# Start of RAW DATA
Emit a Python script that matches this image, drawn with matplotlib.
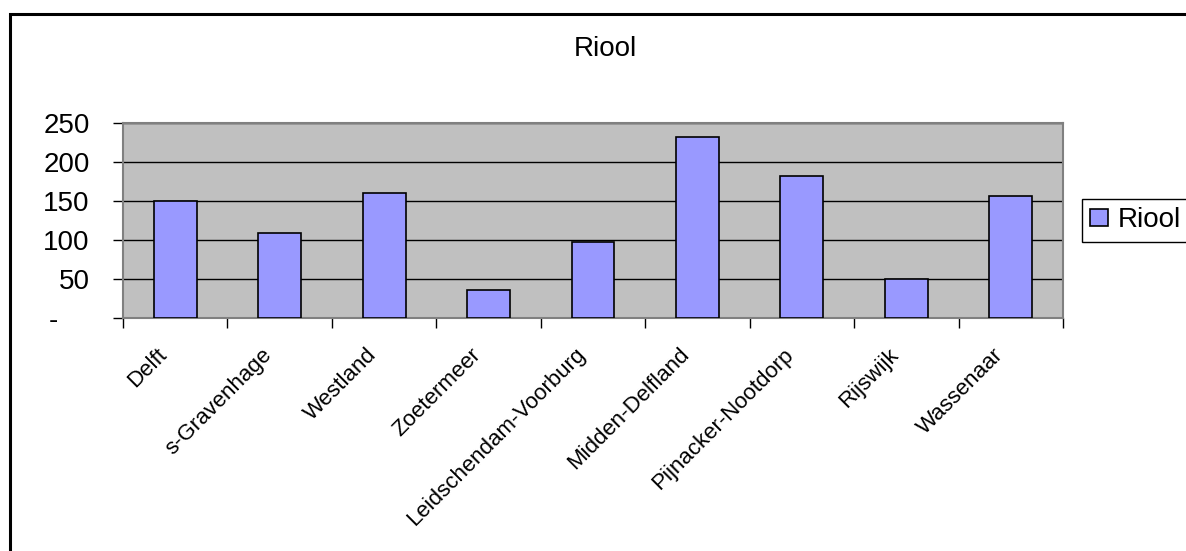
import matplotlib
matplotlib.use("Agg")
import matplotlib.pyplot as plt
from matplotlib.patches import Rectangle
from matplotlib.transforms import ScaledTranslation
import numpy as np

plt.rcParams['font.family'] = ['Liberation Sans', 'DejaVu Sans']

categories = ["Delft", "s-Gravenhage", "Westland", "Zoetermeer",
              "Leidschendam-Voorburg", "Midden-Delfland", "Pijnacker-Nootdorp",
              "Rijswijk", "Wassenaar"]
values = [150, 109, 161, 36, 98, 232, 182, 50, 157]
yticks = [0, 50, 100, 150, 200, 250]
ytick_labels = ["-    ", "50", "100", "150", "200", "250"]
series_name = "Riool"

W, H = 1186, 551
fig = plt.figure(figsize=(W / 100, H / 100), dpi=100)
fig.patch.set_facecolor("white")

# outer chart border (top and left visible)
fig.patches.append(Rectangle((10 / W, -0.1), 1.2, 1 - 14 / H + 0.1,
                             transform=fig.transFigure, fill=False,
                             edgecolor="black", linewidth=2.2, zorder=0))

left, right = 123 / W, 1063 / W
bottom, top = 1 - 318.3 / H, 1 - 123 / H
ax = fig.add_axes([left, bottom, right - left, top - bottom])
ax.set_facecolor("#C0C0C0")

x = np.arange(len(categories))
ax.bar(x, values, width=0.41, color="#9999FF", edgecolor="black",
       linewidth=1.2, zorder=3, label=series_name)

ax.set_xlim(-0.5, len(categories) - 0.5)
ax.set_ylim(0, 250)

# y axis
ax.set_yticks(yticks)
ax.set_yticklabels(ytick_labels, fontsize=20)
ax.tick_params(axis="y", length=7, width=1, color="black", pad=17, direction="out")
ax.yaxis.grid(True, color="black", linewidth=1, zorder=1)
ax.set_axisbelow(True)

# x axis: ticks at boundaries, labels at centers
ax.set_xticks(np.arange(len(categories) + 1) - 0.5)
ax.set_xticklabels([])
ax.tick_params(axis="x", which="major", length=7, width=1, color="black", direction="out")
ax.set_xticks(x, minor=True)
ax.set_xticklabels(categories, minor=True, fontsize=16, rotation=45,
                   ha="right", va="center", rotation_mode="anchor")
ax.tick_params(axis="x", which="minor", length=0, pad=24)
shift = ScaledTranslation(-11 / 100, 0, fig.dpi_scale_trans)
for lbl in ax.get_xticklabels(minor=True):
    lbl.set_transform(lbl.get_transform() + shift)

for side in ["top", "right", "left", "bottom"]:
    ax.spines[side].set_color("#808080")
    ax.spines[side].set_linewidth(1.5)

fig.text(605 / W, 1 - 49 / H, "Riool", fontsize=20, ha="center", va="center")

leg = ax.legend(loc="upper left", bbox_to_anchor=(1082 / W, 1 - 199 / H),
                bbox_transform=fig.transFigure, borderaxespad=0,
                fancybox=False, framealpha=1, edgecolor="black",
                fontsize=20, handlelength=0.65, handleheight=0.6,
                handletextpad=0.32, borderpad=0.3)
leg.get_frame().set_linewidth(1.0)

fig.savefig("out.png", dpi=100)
# End of RAW DATA
TASK DIRECTIONS = Without the pictures, write out the whole listing above exactly as it appears.

RESPONSE TO THE TASK =
Emit a Python script that matches this image, drawn with matplotlib.
import matplotlib
matplotlib.use("Agg")
import matplotlib.pyplot as plt
from matplotlib.patches import Rectangle
from matplotlib.transforms import ScaledTranslation
import numpy as np

plt.rcParams['font.family'] = ['Liberation Sans', 'DejaVu Sans']

categories = ["Delft", "s-Gravenhage", "Westland", "Zoetermeer",
              "Leidschendam-Voorburg", "Midden-Delfland", "Pijnacker-Nootdorp",
              "Rijswijk", "Wassenaar"]
values = [150, 109, 161, 36, 98, 232, 182, 50, 157]
yticks = [0, 50, 100, 150, 200, 250]
ytick_labels = ["-    ", "50", "100", "150", "200", "250"]
series_name = "Riool"

W, H = 1186, 551
fig = plt.figure(figsize=(W / 100, H / 100), dpi=100)
fig.patch.set_facecolor("white")

# outer chart border (top and left visible)
fig.patches.append(Rectangle((10 / W, -0.1), 1.2, 1 - 14 / H + 0.1,
                             transform=fig.transFigure, fill=False,
                             edgecolor="black", linewidth=2.2, zorder=0))

left, right = 123 / W, 1063 / W
bottom, top = 1 - 318.3 / H, 1 - 123 / H
ax = fig.add_axes([left, bottom, right - left, top - bottom])
ax.set_facecolor("#C0C0C0")

x = np.arange(len(categories))
ax.bar(x, values, width=0.41, color="#9999FF", edgecolor="black",
       linewidth=1.2, zorder=3, label=series_name)

ax.set_xlim(-0.5, len(categories) - 0.5)
ax.set_ylim(0, 250)

# y axis
ax.set_yticks(yticks)
ax.set_yticklabels(ytick_labels, fontsize=20)
ax.tick_params(axis="y", length=7, width=1, color="black", pad=17, direction="out")
ax.yaxis.grid(True, color="black", linewidth=1, zorder=1)
ax.set_axisbelow(True)

# x axis: ticks at boundaries, labels at centers
ax.set_xticks(np.arange(len(categories) + 1) - 0.5)
ax.set_xticklabels([])
ax.tick_params(axis="x", which="major", length=7, width=1, color="black", direction="out")
ax.set_xticks(x, minor=True)
ax.set_xticklabels(categories, minor=True, fontsize=16, rotation=45,
                   ha="right", va="center", rotation_mode="anchor")
ax.tick_params(axis="x", which="minor", length=0, pad=24)
shift = ScaledTranslation(-11 / 100, 0, fig.dpi_scale_trans)
for lbl in ax.get_xticklabels(minor=True):
    lbl.set_transform(lbl.get_transform() + shift)

for side in ["top", "right", "left", "bottom"]:
    ax.spines[side].set_color("#808080")
    ax.spines[side].set_linewidth(1.5)

fig.text(605 / W, 1 - 49 / H, "Riool", fontsize=20, ha="center", va="center")

leg = ax.legend(loc="upper left", bbox_to_anchor=(1082 / W, 1 - 199 / H),
                bbox_transform=fig.transFigure, borderaxespad=0,
                fancybox=False, framealpha=1, edgecolor="black",
                fontsize=20, handlelength=0.65, handleheight=0.6,
                handletextpad=0.32, borderpad=0.3)
leg.get_frame().set_linewidth(1.0)

fig.savefig("out.png", dpi=100)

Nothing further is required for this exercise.